Implementation details of a deeply integrated GPS/INS software receiver

Abstract

The goal of this paper is to describe the implementation details of an embedded GPS/INS software receiver. Several different methods of improving performance in difficult environments have been studied for the past few decades, but vector tracking and deep integration (or ultra-tight coupling) has been especially popular in the past few years. Vector tracking algorithms boast the ability to maintain signal lock in weak signal-to-noise ratio environments such as urban canyons or heavy foliage. Another touted benefit is the ability to instantly reacquire GPS signal lock after an outage. The addition of an inertial sensor to aid the vector tracking algorithms is known as deep integration or ultra-tight coupling. The addition of this inertial sensor further boosts immunity to jamming and receiver dynamics.
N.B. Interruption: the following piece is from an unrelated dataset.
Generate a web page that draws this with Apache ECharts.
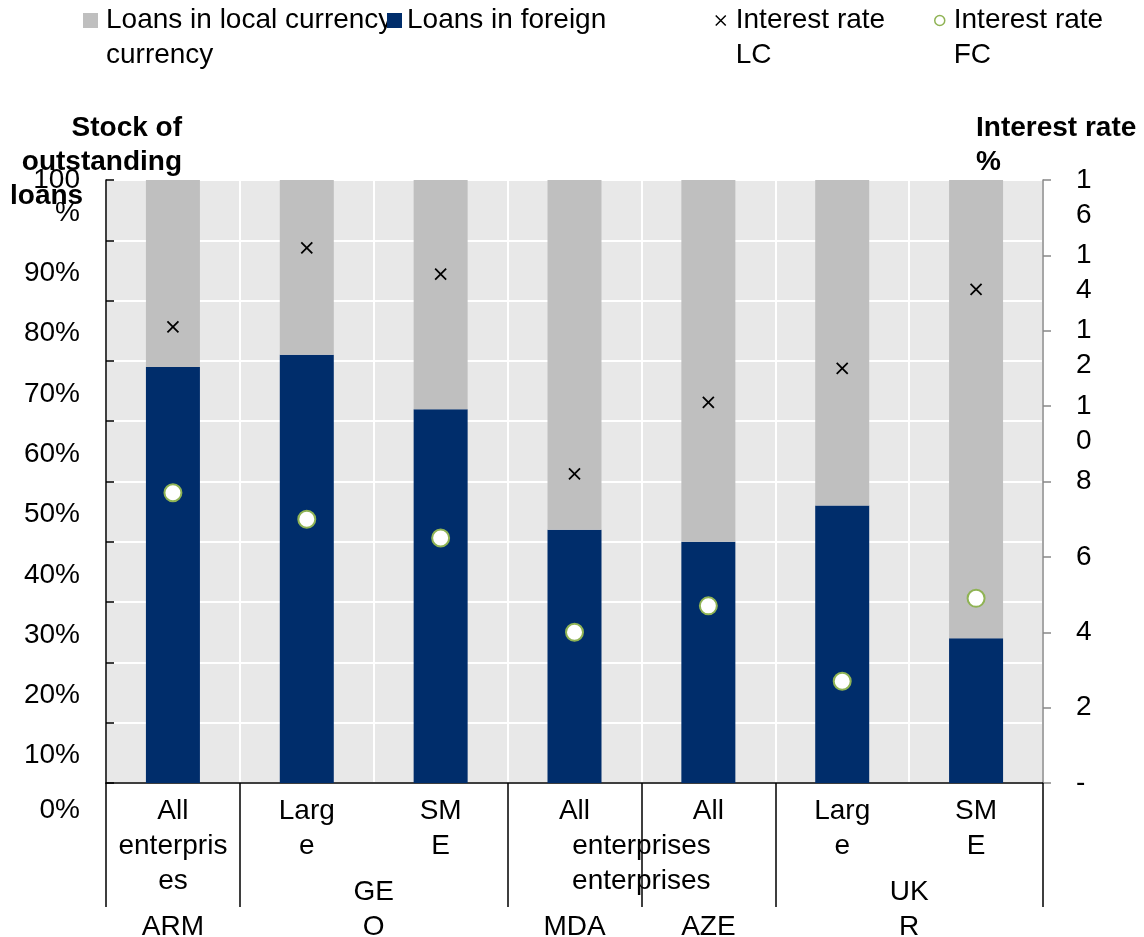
<!DOCTYPE html>
<html>
<head>
<meta charset="utf-8">
<script src="https://cdn.jsdelivr.net/npm/echarts@6/dist/echarts.min.js"></script>
<style>
  html, body { margin: 0; padding: 0; background: #fff; }
  #chart { width: 1144px; height: 937px; }
</style>
</head>
<body>
<div id="chart"></div>
<script>
// categories as they are wrapped on the axis
const categoryLabels = ["All\nenterpris\nes", "Larg\ne", "SM\nE", "All\nenterprises", "All\nenterprises", "Larg\ne", "SM\nE"];
const groupNames = ["ARM", "GE\nO", "MDA", "AZE", "UK\nR"];
const groupSizes = [1, 2, 1, 1, 2];

// share of stock of outstanding loans, %
const foreignShare = [69, 71, 62, 42, 40, 46, 24];
const localShare = [31, 29, 38, 58, 60, 54, 76];

// interest rates, %
const rateLC = [12.1, 14.2, 13.5, 8.2, 10.1, 11.0, 13.1];
const rateFC = [7.7, 7.0, 6.5, 4.0, 4.7, 2.7, 4.9];

const seriesNames = ["Loans in local currency", "Loans in foreign currency", "Interest rate LC", "Interest rate FC"];
const legendLabels = ["Loans in local currency\ncurrency", "Loans in foreign", "Interest rate\nLC", "Interest rate\nFC"];

const FONT = "'Liberation Sans', Arial, sans-serif";
const FS = 28;
const LH = 35;
const GREY = "#bfbfbf";
const NAVY = "#002d6b";
const GREEN = "#8fb354";

// second row of the axis: group names sit at the middle of their span
const groupSlots = new Array(categoryLabels.length * 2 + 1).fill("");
const boundaries = [];
let start = 0;
groupSizes.forEach((n, i) => {
  boundaries.push(start);
  groupSlots[2 * start + n] = groupNames[i];
  start += n;
});

const txt = (extra) => Object.assign({ fontSize: FS, fontFamily: FONT, color: "#000", lineHeight: LH }, extra || {});

const legendFor = (i, left, top, w, h, icon, itemStyle, padLeft) => ({
  data: [{ name: seriesNames[i], icon: icon }],
  left: left,
  top: top,
  padding: 0,
  itemWidth: w,
  itemHeight: h,
  selectedMode: false,
  itemStyle: itemStyle,
  formatter: () => (legendLabels[i].includes("\n") ? " \n" : "") + legendLabels[i],
  textStyle: txt({ padding: [0, 0, 0, padLeft] })
});

const chart = echarts.init(document.getElementById("chart"));

chart.setOption({
  animation: false,
  backgroundColor: "#fff",
  title: [
    {
      left: 10,
      top: 111,
      padding: 0,
      text: "{a|Stock of}\n{a|outstanding}\n{b|loans}",
      textStyle: {
        rich: {
          a: txt({ fontWeight: "bold", lineHeight: 34, width: 172, align: "right" }),
          b: txt({ fontWeight: "bold", lineHeight: 34, width: 172, align: "left" })
        }
      }
    },
    {
      left: 976,
      top: 111,
      padding: 0,
      text: "Interest rate\n%",
      textStyle: txt({ fontWeight: "bold", lineHeight: 34 })
    }
  ],
  legend: [
    legendFor(0, 83, -32, 15, 15, "rect", { color: GREY }, 3),
    legendFor(1, 387, 3, 15, 15, "rect", { color: NAVY }, 0),
    legendFor(2, 715, -32, 10, 10, "path://M0,0L10,10M10,0L0,10", { color: "transparent", borderColor: "#000", borderWidth: 1.5 }, 5),
    legendFor(3, 934, -32, 10, 10, "circle", { color: "#fff", borderColor: GREEN, borderWidth: 1.5 }, 4)
  ],
  grid: {
    left: 106,
    right: 101,
    top: 180,
    bottom: 154,
    show: true,
    backgroundColor: "#e8e8e8",
    borderWidth: 0,
    containLabel: false,
    outerBoundsMode: "none"
  },
  xAxis: [
    {
      type: "category",
      data: categoryLabels,
      boundaryGap: true,
      axisLine: { show: true, lineStyle: { color: "#000", width: 1.5 } },
      axisTick: {
        show: true,
        length: 124,
        interval: (index) => boundaries.includes(index),
        lineStyle: { color: "#000", width: 1.5 }
      },
      splitLine: { show: true, interval: 0, lineStyle: { color: "#fff", width: 2 } },
      axisLabel: Object.assign(txt(), {
        interval: 0,
        margin: 11,
        formatter: (value, index) => {
          const lines = value.split("\n");
          if (index === 3) return lines[0] + "\n{r|" + lines[1] + "}";
          if (index === 4) return lines[0] + "\n\n{l|" + lines[1] + "}";
          return value;
        },
        rich: {
          r: txt({ padding: [0, 0, 0, 134] }),
          l: txt({ padding: [0, 134, 0, 0] })
        }
      })
    },
    {
      type: "category",
      data: groupSlots,
      boundaryGap: false,
      position: "bottom",
      axisLine: { show: false },
      axisTick: { show: false },
      splitLine: { show: false },
      axisLabel: Object.assign(txt(), {
        interval: 0,
        margin: 162,
        verticalAlign: "bottom"
      })
    }
  ],
  yAxis: [
    {
      type: "value",
      min: 0,
      max: 100,
      interval: 10,
      axisLine: { show: true, lineStyle: { color: "#000", width: 1.5 } },
      axisTick: { show: true, inside: true, length: 8, lineStyle: { color: "#000", width: 1.5 } },
      splitLine: { show: true, lineStyle: { color: "#fff", width: 2 } },
      axisLabel: {
        margin: 26,
        showMinLabel: true,
        showMaxLabel: true,
        verticalAlign: "top",
        // labels sit half a step below their tick, as in the source
        formatter: (v) => {
          if (v === 100) return "{h|100}\n{e| }\n{h|%}";
          if (v === 0) return "{z| }\n{h|0%}";
          return "{e| }\n{h|" + v + "%}";
        },
        rich: {
          h: txt({ lineHeight: 0 }),
          e: txt({ lineHeight: 33 }),
          z: txt({ lineHeight: 27 })
        }
      }
    },
    {
      type: "value",
      min: 0,
      max: 16,
      interval: 2,
      position: "right",
      axisLine: { show: true, lineStyle: { color: "#888", width: 1.5 } },
      axisTick: { show: true, length: 8, lineStyle: { color: "#888", width: 1.5 } },
      splitLine: { show: false },
      axisLabel: {
        margin: 33,
        showMinLabel: true,
        showMaxLabel: true,
        verticalAlign: "top",
        formatter: (v) => {
          if (v === 0) return "{h|-}";
          const d = String(v).split("");
          return "{h|" + d[0] + "}" + (d.length > 1 ? "\n{f| }\n{h|" + d[1] + "}" : "");
        },
        rich: {
          h: txt({ lineHeight: 0 }),
          f: txt({ lineHeight: 35 })
        }
      }
    }
  ],
  series: [
    {
      name: seriesNames[1],
      type: "bar",
      stack: "share",
      barWidth: 54,
      itemStyle: { color: NAVY },
      data: foreignShare
    },
    {
      name: seriesNames[0],
      type: "bar",
      stack: "share",
      barWidth: 54,
      itemStyle: { color: GREY },
      data: localShare
    },
    {
      name: seriesNames[2],
      type: "scatter",
      yAxisIndex: 1,
      symbol: "path://M0,0L10,10M10,0L0,10",
      symbolSize: 11,
      itemStyle: { color: "transparent", borderColor: "#000", borderWidth: 1.8, opacity: 1 },
      z: 5,
      data: rateLC
    },
    {
      name: seriesNames[3],
      type: "scatter",
      yAxisIndex: 1,
      symbol: "circle",
      symbolSize: 17,
      itemStyle: { color: "#fff", borderColor: GREEN, borderWidth: 2, opacity: 1 },
      z: 5,
      data: rateFC
    }
  ]
});
</script>
</body>
</html>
Implementing vector tracking and deep integration on a real-time platform does not come without its drawbacks. Besides the typical real-time deadlines, a full traditional (non-vector) GPS receiver must be implemented to initialize the vector tracking algorithm. The addition of an IMU also requires the algorithm to track attitude and inertial bias states, which increases the size and complexity of the algorithm. In this paper, the design of an FPGA hardware platform to perform both traditional and vector tracking/deep integration is described in detail along with some preliminary computational results.